Bronstein, who testified at the trial that he did not threaten to put the Independent out of business, said he did not want to discuss the case.

"It is a morass I have no interest in diving into," he said recently.

Chamot says he was coerced into modifying his testimony three times, at the direction of Fang-family attorney Darrell Salomon, to build a stronger case in the Fang's favor.

The jury decided in the Fangs favor, due in-part to the testimony of Chamot, who told the jury that Bronstein had told him the Examiner was out to "get the Independent" and put it out of business.

Chamot claims at least two other Fang-family employees perjured themselves on the witness stand.

Police Use Examiner Offices for Surveillance

After taking over the SF Examiner and moving its offices to the Fang Examiner Building at 988 Market St., the Fangs allowed the building, including editorial offices, to be used by SF Police Department narcotics officers to observe Market Street in an ongoing effort to fight drug dealing in the area.

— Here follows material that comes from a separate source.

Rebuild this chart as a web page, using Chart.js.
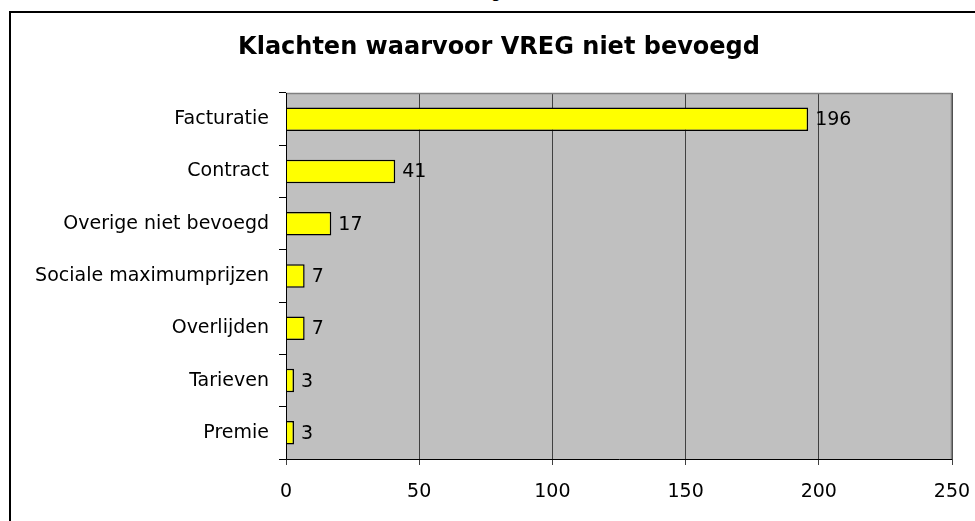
<!DOCTYPE html>
<html><head><meta charset="utf-8">
<script src="https://cdn.jsdelivr.net/npm/chart.js@4"></script>
<style>
html,body{margin:0;padding:0;background:#fff;}
#wrap{position:relative;width:975px;height:521px;overflow:hidden;}
#frame{position:absolute;left:9px;top:11px;width:980px;height:520px;border-top:2px solid #000;border-left:2px solid #000;}
#cap{position:absolute;left:491px;top:-17px;font:16px "DejaVu Sans";color:#000;}
canvas{position:absolute;left:0;top:0;}
</style></head><body>
<div id="wrap"><div id="cap">g</div><div id="frame"></div><canvas id="c" width="975" height="521"></canvas></div>
<script>
const categories = ["Facturatie","Contract","Overige niet bevoegd","Sociale maximumprijzen","Overlijden","Tarieven","Premie"];
const values = [196,41,17,7,7,3,3];
const xTicks = [0,50,100,150,200,250];
const titleText = "Klachten waarvoor VREG niet bevoegd";
const FONT = "DejaVu Sans";

const bgPlugin = {
  id:'bg',
  beforeDraw(chart){
    const {ctx, chartArea:a} = chart;
    ctx.save(); ctx.fillStyle='#C0C0C0';
    ctx.fillRect(a.left,a.top,a.right-a.left,a.bottom-a.top);
    ctx.restore();
  },
  afterDraw(chart){
    const {ctx, chartArea:a} = chart;
    ctx.save(); ctx.strokeStyle='#808080'; ctx.lineWidth=1.5;
    ctx.beginPath(); ctx.moveTo(a.left,a.top+0.5); ctx.lineTo(a.right-0.5,a.top+0.5); ctx.lineTo(a.right-0.5,a.bottom); ctx.stroke();
    ctx.strokeStyle='#000'; ctx.lineWidth=1;
    ctx.beginPath(); ctx.moveTo(a.left+0.5,a.top); ctx.lineTo(a.left+0.5,a.bottom+0.5); ctx.lineTo(a.right,a.bottom+0.5); ctx.stroke();
    ctx.fillStyle='#000'; ctx.font='bold 24px "'+FONT+'"'; ctx.textAlign='center'; ctx.textBaseline='middle';
    ctx.fillText(titleText, 499, 48);
    ctx.restore();
  },
  afterDatasetsDraw(chart){
    const {ctx} = chart;
    const meta = chart.getDatasetMeta(0);
    ctx.save(); ctx.fillStyle='#000'; ctx.font='19px "'+FONT+'"';
    ctx.textAlign='left'; ctx.textBaseline='middle';
    meta.data.forEach((el,i)=>{ ctx.fillText(String(values[i]), el.x+7, el.y+1); });
    ctx.restore();
  }
};

new Chart(document.getElementById('c'), {
  type:'bar',
  data:{labels:categories, datasets:[{data:values, backgroundColor:'#FFFF00', borderColor:'#000', borderWidth:1.5, barPercentage:0.45, categoryPercentage:1}]},
  options:{
    indexAxis:'y', responsive:false, animation:false,
    layout:{padding:{left:0,right:23,top:93,bottom:0}},
    plugins:{legend:{display:false}, tooltip:{enabled:false}, title:{display:false}},
    scales:{
      x:{min:0,max:250, afterBuildTicks(s){ s.ticks = xTicks.map(v=>({value:v})); },
        afterFit(s){ s.height=62; s.paddingRight=0; s.paddingLeft=0; },
        grid:{color:'#404040', lineWidth:1, tickLength:6, drawTicks:true},
        border:{display:false},
        ticks:{color:'#000', font:{family:FONT,size:19}, padding:16, maxRotation:0}},
      y:{afterFit(s){ s.width=286; s.paddingTop=0; s.paddingBottom=0; },
        grid:{drawOnChartArea:false, color:'#000', tickLength:7, offset:true},
        border:{display:false},
        ticks:{color:'#000', font:{family:FONT,size:19}, padding:10}}
    }
  },
  plugins:[bgPlugin]
});
</script></body></html>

According to James Fang in a story published in the Bay Guardian Sept. 25, officers used the building while it was being remodeled in late 2000 and early 2001 but did not use employees' offices. Fang said the building's previous owners gave the police department permission to use the building.

But that version of events was refuted by former Examiner Executive Editor Marty Steffens, who told the Bay Guardian that when she arrived at work one day an officer was in her office observing the street below.

"After that, I heard from time to time that the cops were on the roof," Steffens said.

Fang said police were using the offices while the building was being remodeled and that they were only in the building for about three months.

Rachel Cohen, a member of the media analysis group Fairness and Accuracy in Reporting, is "disturbed" by the arrangement.

"One of the most important missions of the press is to watchdog the powers that be," Cohen said. "And they can't do that if they're working hand-in-hand with the powers that be."